SpaceX’s record-breaking public listing has become more than a Wall Street milestone. The company’s $75 billion initial public offering, priced at $135 per share, valued the business at about $1.77 trillion before trading began, according to market reporting. Its Nasdaq debut then pushed the stock higher, closing at $160.95 and lifting SpaceX’s market value above $2 trillion.
The deal has also exposed a sharper divide in global technology investment. Investors from mainland China and Hong Kong were reportedly blocked from participating in the IPO because of regulatory and compliance concerns linked to sensitive technology and national security, according to a separate report. That restriction has turned the IPO into a case study in how space, AI, defense and capital markets are increasingly overlapping.
Key Overview
- SpaceX raised $75 billion in the largest IPO on record, with strong demand from global investors.
- The company is being valued not only as a space business, but also as a satellite connectivity and AI infrastructure platform.

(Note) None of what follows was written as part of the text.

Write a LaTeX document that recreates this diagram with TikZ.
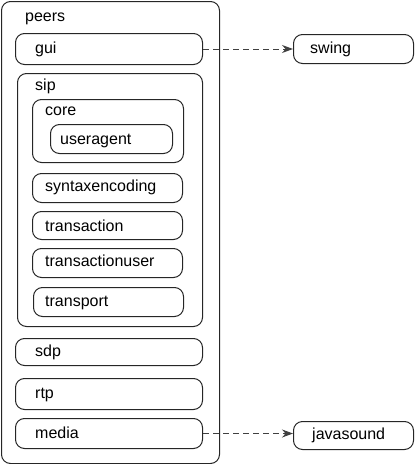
\documentclass[tikz,border=0pt]{standalone}
\usepackage{fontspec}
\setmainfont{Liberation Sans}
\usetikzlibrary{arrows.meta}
\begin{document}
\begin{tikzpicture}[x=1pt,y=-1pt,
  box/.style={draw=black!85, line width=1pt, rounded corners=9pt, inner sep=0pt, anchor=north west},
  lbl/.style={anchor=base west, inner sep=0pt, font=\fontsize{16}{19}\selectfont},
  dep/.style={draw=black!75, line width=1pt, dash pattern=on 6pt off 4pt, -{Stealth[length=11pt,width=8pt]}}]
\useasboundingbox (0,0) rectangle (415,464);
% containers
\node[box, minimum width=218pt, minimum height=462pt] (peers) at (1,1) {};
\node[lbl] (peersl) at (25,21.7) {peers};
\node[box, minimum width=187pt, minimum height=31pt] (gui) at (15,33) {};
\node[lbl] (guil) at (35,53) {gui};
\node[box, minimum width=185pt, minimum height=253pt] (sip) at (17,73) {};
\node[lbl] (sipl) at (35,90) {sip};
\node[box, minimum width=151pt, minimum height=63pt] (core) at (32,99) {};
\node[lbl] (corel) at (45,115) {core};
\node[box, minimum width=122pt, minimum height=29pt] (ua) at (50,124) {};
\node[lbl] (ual) at (60,144) {useragent};
\node[box, minimum width=150pt, minimum height=29pt] (syn) at (32,173) {};
\node[lbl] (synl) at (45,191.7) {syntaxencoding};
\node[box, minimum width=150pt, minimum height=28pt] (tr) at (32,211) {};
\node[lbl] (trl) at (45,231.7) {transaction};
\node[box, minimum width=150pt, minimum height=29pt] (tru) at (32,248) {};
\node[lbl] (trul) at (45,266.5) {transactionuser};
\node[box, minimum width=150pt, minimum height=29pt] (trp) at (33,287) {};
\node[lbl] (trpl) at (45,306.7) {transport};
\node[box, minimum width=187pt, minimum height=27pt] (sdp) at (15,338) {};
\node[lbl] (sdpl) at (35,356.7) {sdp};
\node[box, minimum width=187pt, minimum height=31pt] (rtp) at (15,378) {};
\node[lbl] (rtpl) at (35,398) {rtp};
\node[box, minimum width=187pt, minimum height=30pt] (media) at (15,418) {};
\node[lbl] (medial) at (35,438) {media};
\node[box, minimum width=120pt, minimum height=29pt] (swing) at (293,34) {};
\node[lbl] (swingl) at (310,53) {swing};
\node[box, minimum width=120pt, minimum height=28pt] (java) at (293,421) {};
\node[lbl] (javal) at (312,439) {javasound};
% dependencies
\draw[dep] (gui.east) -- (swing.west |- gui.east);
\draw[dep] (media.east) -- (java.west |- media.east);
\end{tikzpicture}
\end{document}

- Its 2025 revenue rose to $18.7 billion, but losses and heavy capital spending remain major investor concerns.
- The reported exclusion of Chinese mainland and Hong Kong investors highlights how national security rules are reshaping access to frontier technology deals.
- SpaceX’s valuation may become a global benchmark for commercial space companies, including China’s emerging private aerospace firms.
Record Demand Meets Valuation Doubts

SpaceX’s IPO attracted extraordinary attention because of its size and the company’s central role in reusable rockets, Starlink satellite internet, Starship development and future AI infrastructure. The company’s filing showed 2025 revenue of about $18.7 billion, while its accumulated deficit had reached $41.3 billion by the end of March 2026, according to its public filing.
The market’s first reaction was strongly positive. SpaceX shares closed 19 percent above the IPO price, giving the company a valuation of about $2.1 trillion. The listing also pushed Elon Musk’s fortune above the trillion-dollar mark, with wealth estimates placing him as the world’s first trillionaire after the debut.
Still, the valuation has divided analysts. SpaceX is no longer being judged only on launch services. Its future case now depends on Starlink cash flow, Starship execution and whether AI infrastructure in orbit can become a profitable business. Morningstar previously placed a much lower valuation on the company than the IPO target, citing high spending and uncertain returns in its IPO analysis.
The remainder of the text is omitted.